Vous n’avez rien compris ? Pas grave...
Un mot sur le son : dommage que les bruits des "chevaux" soit celui des vélociraptors de Jurassic park. Est-ce un clin d'œil ? Je n'ai pas entendu le cri Wilhelm, mais il doit bien y être...
La musique de James "talalalaaaa" Horner ne m'avait pas semblé extraordinaire, mais il faut avouer qu'après quelques séances, elle est accrocheuse finalement.
Test bluray
Image :
La plus belle du support HD. Une perfection absolue due à l'espace de stockage utilisé.
Une profondeur de champ démente et des couleurs resplendissantes. Une définition impossible à décrire.
J'ai préféré la 2D de ce bluray à la projection 3D.
Reste la question de la réception par les spectateurs.
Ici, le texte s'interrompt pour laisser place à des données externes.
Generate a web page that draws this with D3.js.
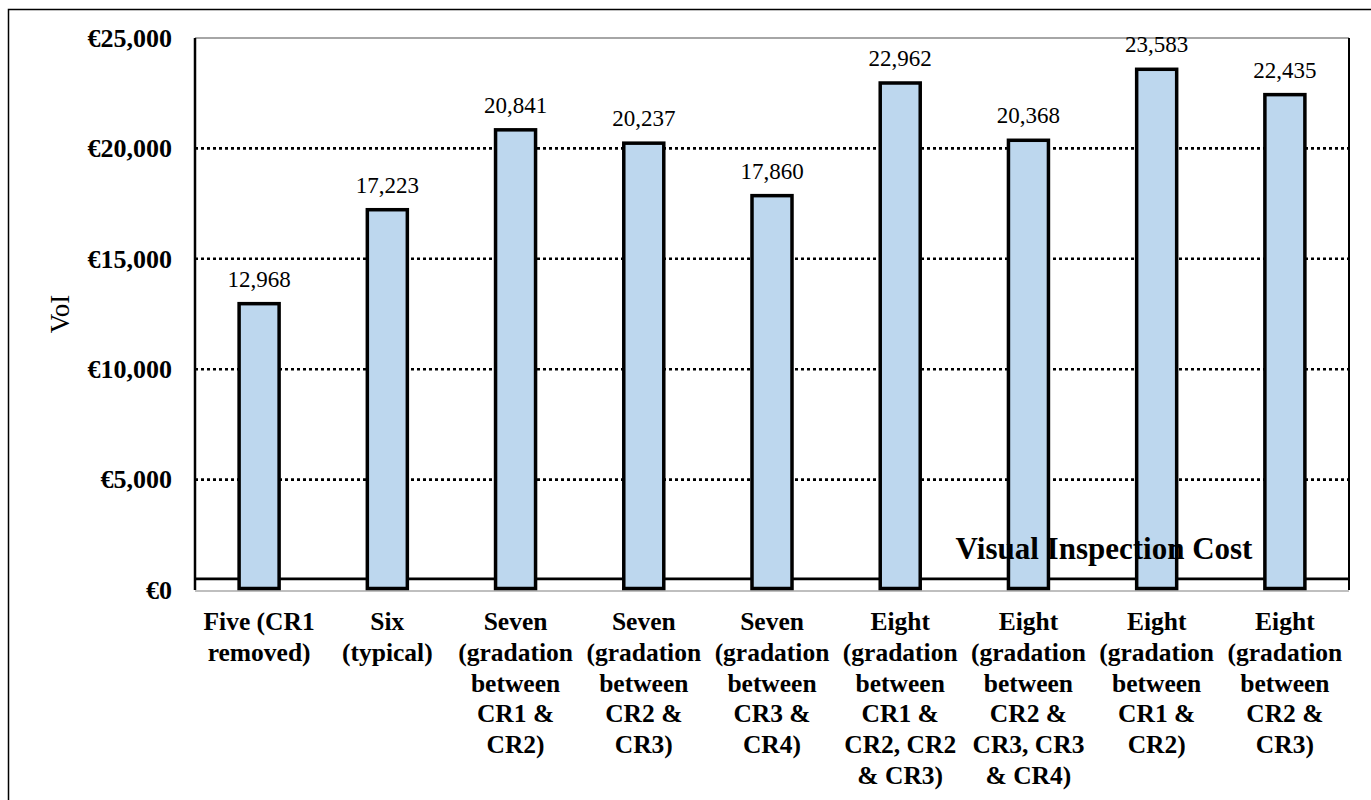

S'il respecte scrupuleusement les intentions du réalisateur (au point d'ailleurs d'être présenté en 1.78 contrairement à la majorité des salles l'ayant diffusé recadré en 2.35), il ne faut pas se méprendre : tous les films ne doivent pas ressembler à Avatar, et le grain de la plupart ne doit jamais disparaître sous prétexte que le public veut une image "comme pour Avatar".
Son :
Une VO (et vraiment, il faut le voir en VO) assez impressionnante mais légèrement en retrait au niveau de certaines ambiances.
Une utilisation intelligente des canaux, des basses surpuissantes. Une bonne expérience, un peu en-dessous de celle du Seigneur des anneaux.